Dear Frances Fans,
This week, Frances interviewed a young man who thinks he is going to save the world from itself. He has many ideas which he thinks are clever, but in reality, do not hold up under close scrutiny.
(All Rupert quotes are guaranteed verbatim.)
Some excerpts from their talks:
FRANCES: Hello, Rupert, sit down, please make yourself comfortable. How are you doing today?
RUPERT: I keep losing sunglasses.
F: Oh, dear, that is a pity. Please, tell me how you are enjoying your time here?
R: Apparently I’m ugly in Europe.
F: Really? And why would that be?
R: I have very basic equipment.
F: Indeed. Yes, Frances understands that might be a problem with the ladies. Still, she hopes you are having a good time here. Is there anything about your physical body that you do feel proud of? Aside from the ‘basic equipment’, that is.
R: I like my head. I hate guys with girl hair. Look up ‘power’ in the dictionary and there’s a picture of my legs.
F: All right, Frances shall do that straight away.
5 minutes later…
F: Frances regrets to inform you, Mr Rupert, that there is no photo of your legs in her Oxford English Dictionary. What have you to say about that?
R: I’ll eat you for breakfast.
F: Mr Rupert, that is rather unkind, especially coming from a man who says he stands firmly against the eating of any human beings. I must insist you retract your threat, immediately.
R: I have a pack of large biker friends who don’t take kindly to anyone being forcible with me.
F: Frances is not being forcible. She is being firm. There is a difference, Mr Rupert, as any intelligent person would know.
R: You know well that I am not unintelligent.
F: Well, please behave as if you were, then. Back to Frances’ question, then.
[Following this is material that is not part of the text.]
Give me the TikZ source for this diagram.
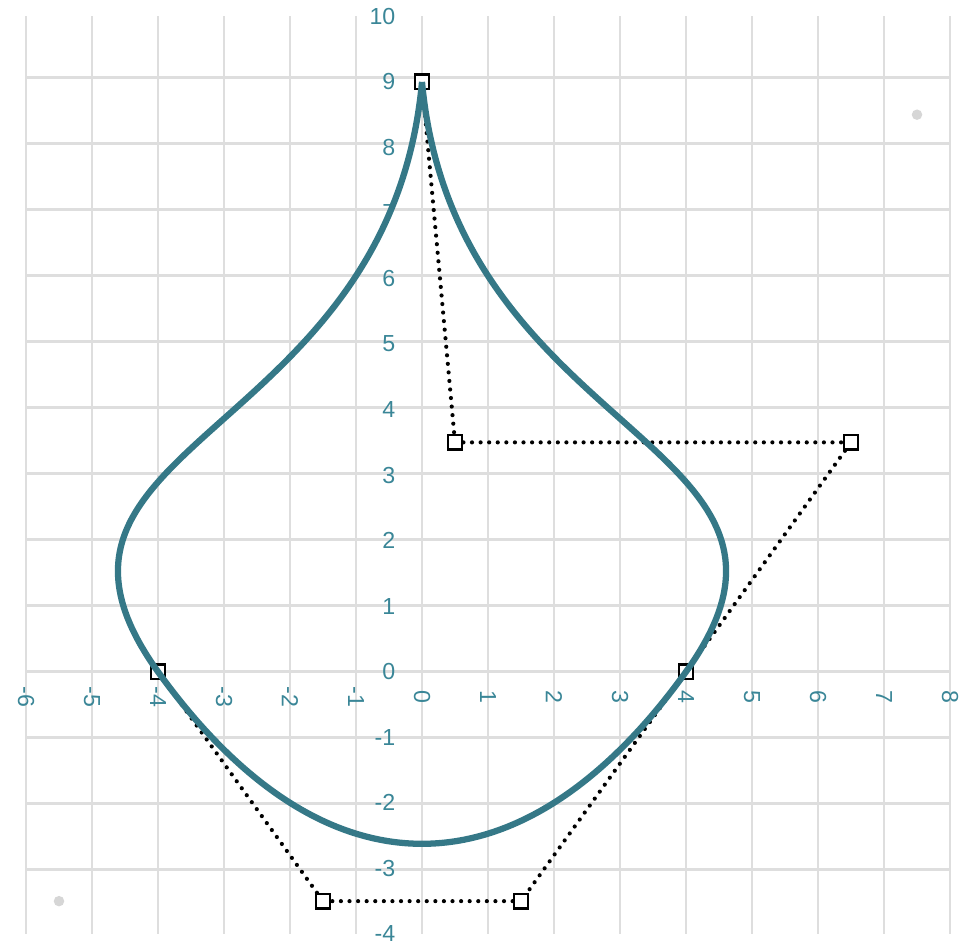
\documentclass[tikz,border=0pt]{standalone}
\usepackage{fontspec}
\setmainfont{Liberation Sans}
\usepackage{tikz}
\usetikzlibrary{positioning}

\definecolor{curvecol}{HTML}{357887}
\definecolor{labelcol}{HTML}{3A8697}
\definecolor{gridcol}{HTML}{DEDEDE}
\definecolor{dotcol}{HTML}{D6D6D6}

\begin{document}
\begin{tikzpicture}[x=1cm,y=0.993cm,
  ctrl/.style={draw=black,fill=white,line width=1pt,minimum size=0.22cm,inner sep=0pt},
  hull/.style={line width=1.8pt,dash pattern=on 0pt off 3.7pt,line cap=round},
  lbl/.style={text=labelcol,font=\fontsize{10}{11}\selectfont}]
\useasboundingbox (-6.394,-4.107) rectangle (8.409,10.25);
% grid
\draw[gridcol,line width=1.2pt] (-6,-4) grid (8,10);
\foreach \y in {-4,...,10} \node[lbl,anchor=east] at (-0.28,\y) {\y};
\foreach \x in {-6,...,8} \node[lbl,rotate=-90] at (\x,-0.38) {\x};
\fill[dotcol] (7.5,8.5) circle (0.08);
\fill[dotcol] (-5.5,-3.5) circle (0.08);

% control points
\node[ctrl] (top) at (0,9) {};
\node[ctrl] (c1) at (0.5,3.5) {};
\node[ctrl] (c2) at (6.5,3.5) {};
\node[ctrl] (rgt) at (4,0) {};
\node[ctrl] (c3) at (1.5,-3.5) {};
\node[ctrl] (c4) at (-1.5,-3.5) {};
\node[ctrl] (lft) at (-4,0) {};
\draw[hull] (top) -- (c1) -- (c2) -- (rgt) -- (c3) -- (c4) -- (lft);

% curve
\draw[curvecol,line width=2.7pt] (0,9) .. controls (0.5,3.5) and (6.5,3.5) .. (4,0)
  .. controls (1.5,-3.5) and (-1.5,-3.5) .. (-4,0)
  .. controls (-6.5,3.5) and (-0.5,3.5) .. (0,9);
\end{tikzpicture}
\end{document}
What do you do in your spare time, in between filming pretend hunger strikes and going to Dutch coffee shops?
R: Lets see how many push ups I can do. I wonder if any of those bitches from high school are watching this shit.
F: So you enjoy physical exercise. Frances is glad to see you appreciate the importance of a daily work-out. She is not so happy to hear you referring to women as ‘bitches’ though. Still, Frances supposes that is a modern affectation and has decided not to take it personally, especially if you apologise.
R: I say shit in hyperbole all the time
F: Yes…quite. Are you looking forward to your trip to England, Mr Rupert? Frances imagines you will fall in love with the green, rolling hills and valleys here.
R: Weed’s cheap here and your mom calls me on the phone at night, so I’m cool.
F: Weed? Frances’ mother? Mr Rupert, Frances has not the slightest idea what you are talking about. Frances’ mother does not own a telephone, and if she did, she would not ring you, as you two have not been formally introduced. As for weed, Frances thinks you must be joking. No one pays for weeds here!
Frances has to say, you sound like—
R: Unlike many others, I don’t sound like anyone but myself.
F: All right, then. Before we close our interview for this time, please tell Frances’ audience: which one thing in your possession means the most to you? The one thing that, should your house be on fire, you would run in to save without a second thought?
R: I have a letter from GHWB dated 1991
F: And you would actually risk your life for that? How unusual.
At this point, Frances realised she had to abruptly stop the interview, due to one of her sick headaches coming on.
Still, she hopes you find this in-depth look at the inside of Mr Rupert’s brain helpful.
Until next time,
Frances Mulligan, a 7-foot tall lizard who dwells in a tastefully decorated underground tunnel in Hampstead, is a periodic contributor to Hoaxtead Research.